Recent advances in the manufacturing of electric planes
The aviation industry contributes about 2 percent of the total greenhouse gas emissions produced by humans. As people continue to migrate to cities for economic opportunity, the middle class will expand over the coming years and decades. As a result, it is expected that there will be an increase in air travel and therefore even greater emission of greenhouse gases at a time when efforts are being made across industries to reduce pollution.
Much like a movement to electric cars, trucks, and buses is underway, there are also efforts to develop an electric plane that will eliminate the need for burning jet fuel. As new partnerships have emerged and battery technology has advanced, there have been exciting strides made toward filling the skies with more eco-friendly planes.
A New Class of Planes
Israeli manufacturer Eviation Aircraft has established itself as the leader in the race to bring a commercial electric plane to market. At the 2019 Paris Air Show, Eviation unveiled Alice which it bills as “the world’s first all-electric commuter aircraft.” Alice is a uniquely designed plane that runs on a lithium-ion battery and holds up to nine passengers. The electric plane can travel up to 650 miles at 10,000 feet on one charge and reach speeds of 276 mph.
The first flight of Alice will take place in 2020, but Eviation has already struck a deal with Cape Air, a regional airline in the US and the Caribbean. Eviation expects certification by the Federal Airline Administration and there have already been more than 150 orders made for Alice. According to a recent Bloomberg article, as work is being done to establish the necessary charging infrastructure at Cape Air hubs, Eviation is also in talks with other airlines, including JetBlue and United Airlines.

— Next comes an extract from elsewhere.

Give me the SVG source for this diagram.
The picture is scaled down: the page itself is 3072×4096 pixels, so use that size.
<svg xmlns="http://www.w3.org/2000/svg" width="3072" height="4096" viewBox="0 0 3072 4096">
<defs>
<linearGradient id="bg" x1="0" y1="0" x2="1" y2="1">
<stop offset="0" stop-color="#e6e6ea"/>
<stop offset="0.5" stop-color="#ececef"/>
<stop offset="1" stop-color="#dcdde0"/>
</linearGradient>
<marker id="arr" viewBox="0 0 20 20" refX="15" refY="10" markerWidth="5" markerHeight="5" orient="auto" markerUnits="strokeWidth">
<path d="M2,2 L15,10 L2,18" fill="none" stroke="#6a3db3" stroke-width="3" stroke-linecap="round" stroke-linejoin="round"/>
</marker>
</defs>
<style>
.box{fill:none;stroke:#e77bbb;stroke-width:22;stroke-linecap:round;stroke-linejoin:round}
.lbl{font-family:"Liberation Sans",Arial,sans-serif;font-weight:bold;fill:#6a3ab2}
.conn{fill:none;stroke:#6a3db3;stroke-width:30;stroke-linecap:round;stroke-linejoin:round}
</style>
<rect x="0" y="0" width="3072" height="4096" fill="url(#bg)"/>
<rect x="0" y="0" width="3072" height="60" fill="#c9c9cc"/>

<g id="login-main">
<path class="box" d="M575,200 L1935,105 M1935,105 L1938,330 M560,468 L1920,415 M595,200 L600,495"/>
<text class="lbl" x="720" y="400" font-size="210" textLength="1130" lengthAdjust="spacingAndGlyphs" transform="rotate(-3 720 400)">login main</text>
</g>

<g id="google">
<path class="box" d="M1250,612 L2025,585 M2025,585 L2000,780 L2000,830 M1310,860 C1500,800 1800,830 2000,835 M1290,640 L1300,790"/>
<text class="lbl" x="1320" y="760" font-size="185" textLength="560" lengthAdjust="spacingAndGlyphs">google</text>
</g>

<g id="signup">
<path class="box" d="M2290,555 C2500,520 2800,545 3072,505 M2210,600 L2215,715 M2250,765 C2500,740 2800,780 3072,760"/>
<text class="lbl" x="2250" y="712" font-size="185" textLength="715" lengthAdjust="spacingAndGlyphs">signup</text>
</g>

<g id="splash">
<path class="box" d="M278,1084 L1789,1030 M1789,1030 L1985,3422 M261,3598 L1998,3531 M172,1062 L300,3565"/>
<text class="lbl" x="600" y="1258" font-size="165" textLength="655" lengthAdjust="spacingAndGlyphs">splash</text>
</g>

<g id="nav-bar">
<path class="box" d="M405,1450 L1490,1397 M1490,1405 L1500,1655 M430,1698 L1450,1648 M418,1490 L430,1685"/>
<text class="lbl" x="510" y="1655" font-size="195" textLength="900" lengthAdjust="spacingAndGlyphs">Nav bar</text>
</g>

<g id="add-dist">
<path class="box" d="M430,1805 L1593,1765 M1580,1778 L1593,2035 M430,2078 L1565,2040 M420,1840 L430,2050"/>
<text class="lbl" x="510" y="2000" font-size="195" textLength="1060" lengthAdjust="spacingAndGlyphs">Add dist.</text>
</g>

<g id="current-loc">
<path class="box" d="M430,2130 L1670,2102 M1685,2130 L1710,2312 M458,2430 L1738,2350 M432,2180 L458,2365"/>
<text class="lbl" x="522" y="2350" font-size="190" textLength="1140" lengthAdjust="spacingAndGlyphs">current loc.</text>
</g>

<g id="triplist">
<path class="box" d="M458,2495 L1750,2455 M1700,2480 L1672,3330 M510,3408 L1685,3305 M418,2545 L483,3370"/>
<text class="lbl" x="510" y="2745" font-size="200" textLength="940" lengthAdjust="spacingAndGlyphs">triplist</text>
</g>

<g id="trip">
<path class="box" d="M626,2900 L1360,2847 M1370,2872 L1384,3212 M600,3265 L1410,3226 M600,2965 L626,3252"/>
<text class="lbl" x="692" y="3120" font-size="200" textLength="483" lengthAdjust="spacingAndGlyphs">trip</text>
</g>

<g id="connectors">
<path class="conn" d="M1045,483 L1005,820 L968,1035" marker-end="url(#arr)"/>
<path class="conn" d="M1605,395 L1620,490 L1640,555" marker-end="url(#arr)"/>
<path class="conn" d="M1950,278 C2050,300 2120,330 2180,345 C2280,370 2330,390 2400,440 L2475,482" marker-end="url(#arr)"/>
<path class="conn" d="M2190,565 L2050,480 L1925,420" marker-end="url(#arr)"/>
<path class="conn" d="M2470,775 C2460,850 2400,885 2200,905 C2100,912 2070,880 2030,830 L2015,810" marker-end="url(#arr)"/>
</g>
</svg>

Meanwhile, NASA, in conjunction with Empirical Systems Aerospace (ES AERO), has been developing the Maxwell X-57 which is an electric plane and marks the first manned X-plane (a series of experimental aircraft and rockets) since the ’90s. In November, ES AERO delivered the Mod II configuration of the X-57 to NASA’s Armstrong Flight research Center in Edwards, Calif.
Full Speed Ahead
Part of the challenge of making electric planes commercially viable is being able to make them fast enough that passengers will want to fly in them. Rolls Royce is aiming to set the world record for the fastest all-electric aircraft by clocking in at upwards of 300 mph in a 2020 flight over the UK. The effort is part of the company’s ACCEL (Accelerating the Electrification of Flight) initiative which is partially funded by the UK government and includes partnerships with the Aerospace Technology Institute, YASA, and Electroflight.

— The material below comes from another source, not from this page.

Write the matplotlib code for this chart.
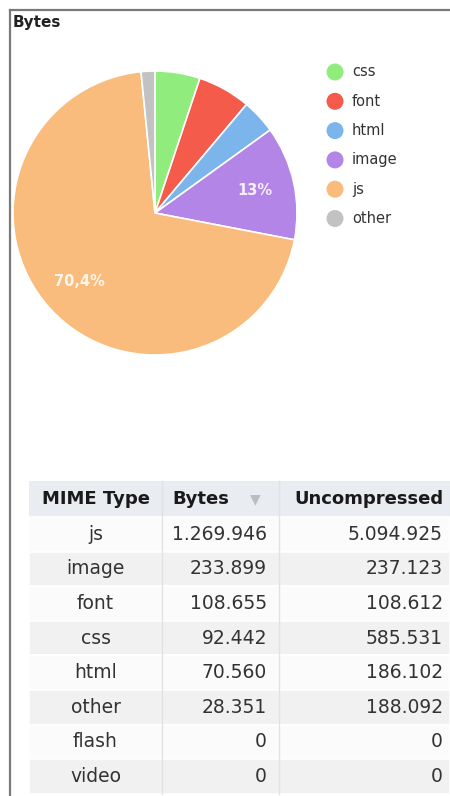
import matplotlib.pyplot as plt
from matplotlib.patches import Rectangle

# data
types = ['css', 'font', 'html', 'image', 'js', 'other']
colors = ['#90ed7d', '#f45b4b', '#7cb5ec', '#b385e6', '#f9bc7d', '#c2c2c2']
bytes_pie = [92442, 108655, 70560, 233899, 1269946, 28351]

table_types = ['js', 'image', 'font', 'css', 'html', 'other', 'flash', 'video']
table_bytes = [1269946, 233899, 108655, 92442, 70560, 28351, 0, 0]
table_uncomp = [5094925, 237123, 108612, 585531, 186102, 188092, 0, 0]
headers = ['MIME Type', 'Bytes', 'Uncompressed']

W, H = 450, 796
fig = plt.figure(figsize=(W / 100, H / 100), dpi=100)
plt.rcParams['font.family'] = ['DejaVu Sans']

# background axes in pixel coordinates
ax0 = fig.add_axes([0, 0, 1, 1])
ax0.set_xlim(0, W)
ax0.set_ylim(H, 0)
ax0.axis('off')

# panel frame (top + left border)
ax0.plot([10, W], [10, 10], color='#7a7a7a', lw=1.6)
ax0.plot([10, 10], [10, H], color='#7a7a7a', lw=1.6)
ax0.text(13, 22, 'Bytes', fontsize=11, fontweight='bold', color='#222222',
         ha='left', va='center')


def pct_label(p):
    if p < 10:
        return ''
    s = f'{p:.1f}'
    if s.endswith('.0'):
        s = s[:-2]
    return s.replace('.', ',') + '%'


# pie
cx, cy, r = 155, 213, 142
ax_pie = fig.add_axes([(cx - r) / W, (H - cy - r) / H, 2 * r / W, 2 * r / H])
wedges, txts, autotexts = ax_pie.pie(
    bytes_pie, colors=colors, startangle=90, counterclock=False,
    autopct=pct_label, pctdistance=0.72,
    wedgeprops=dict(edgecolor='white', linewidth=1.2))
for t in autotexts:
    t.set_color('white')
    t.set_alpha(0.88)
    t.set_fontsize(10.5)
    t.set_fontweight('bold')
ax_pie.set_xlim(-1, 1)
ax_pie.set_ylim(-1, 1)
ax_pie.axis('off')

# legend
for i, (name, c) in enumerate(zip(types, colors)):
    y = 72 + 29.3 * i
    ax0.scatter(335, y, s=150, color=c, edgecolors='none')
    ax0.text(352, y, name, fontsize=10.5, color='#333333', ha='left', va='center')

# table
x0, x1, x2, x3 = 29, 162, 279, W
head_top, head_bot = 481, 517
row_h = 34.6

ax0.add_patch(Rectangle((x0, head_top), x3 - x0, head_bot - head_top,
                        facecolor='#e9ecf0', edgecolor='none'))
ax0.text((x0 + x1) / 2, 499, headers[0], fontsize=13, fontweight='bold',
         color='#1a1a1a', ha='center', va='center')
ax0.text(172, 499, headers[1], fontsize=13, fontweight='bold',
         color='#1a1a1a', ha='left', va='center')
ax0.text(255, 499, '\u25bc', fontsize=10, color='#bdbdbd', ha='center', va='center')
ax0.text(443, 499, headers[2], fontsize=13, fontweight='bold',
         color='#1a1a1a', ha='right', va='center')

for i, (t, b, u) in enumerate(zip(table_types, table_bytes, table_uncomp)):
    top = head_bot + row_h * i
    bg = '#fbfbfb' if i % 2 == 0 else '#f1f1f1'
    ax0.add_patch(Rectangle((x0, top), x3 - x0, row_h, facecolor=bg,
                            edgecolor='white', linewidth=1.2))
    yc = top + row_h / 2
    ax0.text((x0 + x1) / 2, yc, t, fontsize=13.5, color='#333333',
             ha='center', va='center')
    ax0.text(267, yc, f'{b:,}'.replace(',', '.'), fontsize=13.5, color='#333333',
             ha='right', va='center')
    ax0.text(443, yc, f'{u:,}'.replace(',', '.'), fontsize=13.5, color='#333333',
             ha='right', va='center')

for xs in (x1, x2):
    ax0.plot([xs, xs], [head_top, head_bot + row_h * len(table_types)],
             color='#e2e2e2', lw=1)

fig.savefig('out.png', dpi=100)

Rolls Royce isn’t the only manufacturer fascinated by speedy electric planes. Airbus recently announced Air Race E, which will also take place in 2020 and will mark the world’s first all-electric airplane race. It will be similar to Air Race 1 in that the eight single-seat planes will race on a 3.1-mile track at just 33 feet above the ground. The planes in Air Race E are expected to reach more than 300 mph. While the race is meant more for thrill than transportation, the technology showcased could eventually be translated and scaled for commercial use.
Keeping a Charge
Similar to electric cars, widespread adoption of electric planes will largely depend on the advancement of battery technology. Batteries for electric vehicles are mostly measured by Wh/kg (watt-hours per kilogram). Current lithium-ion batteries are capable of between 100-265 Wh/kg. That’s not bad for a Tesla, but the ratio needs to be improved for large, gravity-defying commercial aircraft.

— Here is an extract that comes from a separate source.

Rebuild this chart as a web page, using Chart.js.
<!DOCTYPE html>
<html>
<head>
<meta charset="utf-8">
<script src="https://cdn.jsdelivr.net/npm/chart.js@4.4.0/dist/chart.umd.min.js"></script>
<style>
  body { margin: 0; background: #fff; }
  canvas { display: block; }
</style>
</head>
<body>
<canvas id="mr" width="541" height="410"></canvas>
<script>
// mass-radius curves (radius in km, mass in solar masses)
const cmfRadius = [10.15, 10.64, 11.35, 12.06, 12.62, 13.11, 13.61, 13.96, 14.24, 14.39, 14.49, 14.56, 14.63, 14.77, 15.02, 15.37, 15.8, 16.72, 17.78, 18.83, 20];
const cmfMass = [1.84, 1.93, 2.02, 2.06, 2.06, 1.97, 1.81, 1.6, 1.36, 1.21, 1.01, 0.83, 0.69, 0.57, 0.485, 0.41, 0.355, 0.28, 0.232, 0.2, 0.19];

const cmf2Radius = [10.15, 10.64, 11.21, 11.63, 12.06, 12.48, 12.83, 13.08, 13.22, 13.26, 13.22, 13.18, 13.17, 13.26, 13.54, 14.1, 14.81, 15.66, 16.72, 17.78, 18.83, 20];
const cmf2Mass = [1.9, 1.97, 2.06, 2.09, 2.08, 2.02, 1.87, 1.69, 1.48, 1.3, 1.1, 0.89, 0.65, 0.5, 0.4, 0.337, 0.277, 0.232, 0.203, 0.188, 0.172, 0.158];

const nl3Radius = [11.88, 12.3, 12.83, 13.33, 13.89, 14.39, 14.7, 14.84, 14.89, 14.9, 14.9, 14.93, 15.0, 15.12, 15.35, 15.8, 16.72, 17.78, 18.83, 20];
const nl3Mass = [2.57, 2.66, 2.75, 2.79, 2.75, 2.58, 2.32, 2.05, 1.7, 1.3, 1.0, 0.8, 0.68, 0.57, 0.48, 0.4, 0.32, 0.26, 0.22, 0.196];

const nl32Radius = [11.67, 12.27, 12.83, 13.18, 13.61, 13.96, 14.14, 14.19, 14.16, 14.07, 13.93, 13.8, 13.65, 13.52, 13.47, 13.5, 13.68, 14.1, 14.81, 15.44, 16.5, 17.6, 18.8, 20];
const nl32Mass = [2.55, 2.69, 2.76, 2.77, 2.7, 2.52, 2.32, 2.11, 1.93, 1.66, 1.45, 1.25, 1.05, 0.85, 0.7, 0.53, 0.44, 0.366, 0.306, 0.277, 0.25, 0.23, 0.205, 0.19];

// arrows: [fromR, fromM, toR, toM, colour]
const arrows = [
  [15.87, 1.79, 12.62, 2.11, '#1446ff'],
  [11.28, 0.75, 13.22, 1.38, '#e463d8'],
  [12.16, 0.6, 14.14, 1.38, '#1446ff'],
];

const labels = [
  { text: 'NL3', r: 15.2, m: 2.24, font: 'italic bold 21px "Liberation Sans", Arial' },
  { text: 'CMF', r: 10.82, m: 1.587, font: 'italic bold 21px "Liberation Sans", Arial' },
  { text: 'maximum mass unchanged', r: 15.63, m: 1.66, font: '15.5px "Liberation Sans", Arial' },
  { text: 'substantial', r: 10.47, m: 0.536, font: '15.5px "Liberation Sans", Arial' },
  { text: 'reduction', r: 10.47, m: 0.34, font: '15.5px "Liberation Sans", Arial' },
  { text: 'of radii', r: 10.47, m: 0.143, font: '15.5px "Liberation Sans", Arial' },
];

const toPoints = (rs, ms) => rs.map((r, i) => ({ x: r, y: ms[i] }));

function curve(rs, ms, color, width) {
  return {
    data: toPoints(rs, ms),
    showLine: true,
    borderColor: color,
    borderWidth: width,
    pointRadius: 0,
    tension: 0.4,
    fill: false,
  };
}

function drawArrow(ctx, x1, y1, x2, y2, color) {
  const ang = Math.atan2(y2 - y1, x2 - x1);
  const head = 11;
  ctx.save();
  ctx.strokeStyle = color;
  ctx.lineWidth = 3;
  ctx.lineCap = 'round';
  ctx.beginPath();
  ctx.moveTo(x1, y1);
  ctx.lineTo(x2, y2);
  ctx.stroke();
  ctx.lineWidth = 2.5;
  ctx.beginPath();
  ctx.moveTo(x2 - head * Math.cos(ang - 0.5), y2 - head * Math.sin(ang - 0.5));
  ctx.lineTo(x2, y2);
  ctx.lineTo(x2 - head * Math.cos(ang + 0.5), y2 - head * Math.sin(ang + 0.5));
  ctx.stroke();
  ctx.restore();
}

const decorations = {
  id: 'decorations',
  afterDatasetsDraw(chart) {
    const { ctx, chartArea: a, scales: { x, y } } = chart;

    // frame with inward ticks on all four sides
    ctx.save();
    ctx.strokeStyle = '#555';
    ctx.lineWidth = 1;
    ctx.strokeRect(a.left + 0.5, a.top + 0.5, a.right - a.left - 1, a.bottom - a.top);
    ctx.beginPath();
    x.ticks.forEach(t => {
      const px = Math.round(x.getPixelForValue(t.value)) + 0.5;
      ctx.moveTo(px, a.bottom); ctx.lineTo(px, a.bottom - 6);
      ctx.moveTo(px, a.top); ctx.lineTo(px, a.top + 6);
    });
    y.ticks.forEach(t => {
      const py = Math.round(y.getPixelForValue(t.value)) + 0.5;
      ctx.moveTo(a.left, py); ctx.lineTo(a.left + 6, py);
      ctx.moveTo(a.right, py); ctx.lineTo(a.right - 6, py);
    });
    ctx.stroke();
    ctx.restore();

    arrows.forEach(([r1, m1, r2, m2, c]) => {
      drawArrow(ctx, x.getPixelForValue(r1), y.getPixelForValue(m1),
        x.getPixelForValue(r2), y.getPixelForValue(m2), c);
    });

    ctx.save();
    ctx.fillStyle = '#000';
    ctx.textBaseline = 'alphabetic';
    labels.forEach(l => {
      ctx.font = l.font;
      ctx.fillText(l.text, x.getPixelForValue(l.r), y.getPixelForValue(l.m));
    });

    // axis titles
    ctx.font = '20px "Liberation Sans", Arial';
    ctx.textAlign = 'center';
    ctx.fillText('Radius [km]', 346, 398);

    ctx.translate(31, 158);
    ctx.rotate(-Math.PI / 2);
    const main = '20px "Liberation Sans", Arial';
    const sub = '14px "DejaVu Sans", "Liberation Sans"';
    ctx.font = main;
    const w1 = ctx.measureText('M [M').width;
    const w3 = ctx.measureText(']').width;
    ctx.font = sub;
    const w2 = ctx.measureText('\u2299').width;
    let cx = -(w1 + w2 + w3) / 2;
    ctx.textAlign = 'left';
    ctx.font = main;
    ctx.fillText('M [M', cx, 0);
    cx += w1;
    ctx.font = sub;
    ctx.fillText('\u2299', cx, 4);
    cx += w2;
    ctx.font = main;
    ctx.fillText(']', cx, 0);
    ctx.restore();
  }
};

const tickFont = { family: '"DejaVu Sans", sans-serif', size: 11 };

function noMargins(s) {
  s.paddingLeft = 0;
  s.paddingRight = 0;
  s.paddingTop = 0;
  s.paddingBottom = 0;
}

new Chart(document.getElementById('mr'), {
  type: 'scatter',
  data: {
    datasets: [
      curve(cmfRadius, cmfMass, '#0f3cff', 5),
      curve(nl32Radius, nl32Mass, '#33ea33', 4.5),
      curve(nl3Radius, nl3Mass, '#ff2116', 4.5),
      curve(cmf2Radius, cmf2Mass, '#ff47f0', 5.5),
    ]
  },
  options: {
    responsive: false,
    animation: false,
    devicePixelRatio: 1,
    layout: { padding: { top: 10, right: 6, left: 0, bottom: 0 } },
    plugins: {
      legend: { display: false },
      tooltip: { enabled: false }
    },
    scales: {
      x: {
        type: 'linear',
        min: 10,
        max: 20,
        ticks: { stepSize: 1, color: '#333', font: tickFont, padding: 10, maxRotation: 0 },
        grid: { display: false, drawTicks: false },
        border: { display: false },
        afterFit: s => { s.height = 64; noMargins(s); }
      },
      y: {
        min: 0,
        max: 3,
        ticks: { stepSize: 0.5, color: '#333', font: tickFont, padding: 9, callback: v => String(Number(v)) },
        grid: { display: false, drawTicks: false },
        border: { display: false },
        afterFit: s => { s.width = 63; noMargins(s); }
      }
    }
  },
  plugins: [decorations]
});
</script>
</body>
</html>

Oxis Energy is developing a lithium-sulfur battery that could potentially provide upwards of 500 Kw/kg. The company has partnered with Bye Aerospace, an electric aircraft manufacturer whose planes’ batteries feature “record-breaking energy density of 260 watt-hours per kilogram.” The Institute of Electrical and Electronics Engineers estimate that such an increase “will cut the total system weight in half, enough to extend flying range by 50 to 100 percent, at least in the small planes Bye Aerospace has specialized in so far.”
While the world waits for battery technology to improve, hybrid solutions are moving forward. The E-Fan X — developed by Airbus, Rolls Royce, and Siemens — features three traditional turbofans powered by jet fuel and one powered by electric motor. This partnership emerged in conjunction with Flightpath 2050, which is the EU’s goal of reducing CO2 emissions in the aviation industry by 75 percent by 2050.
In the US, Boeing and JetBlue have backed hybrid aircraft manufacturer Zunum Aero, which is developing regional aircraft with up to 50 seats that runs on a hybrid power train. Batteries in the wings power the planes while the aircraft “sip fuel only when they have to.” Eventually, as technology advances and batteries become lighter, the amount of fuel “sipped” will decrease until the planes are entirely electric.
There are still some obstacles to be overcome, but with the significant progress that has been made in recent years, as well as what is on the horizon for 2020, a future of skies filled with electric planes appears to be within reach.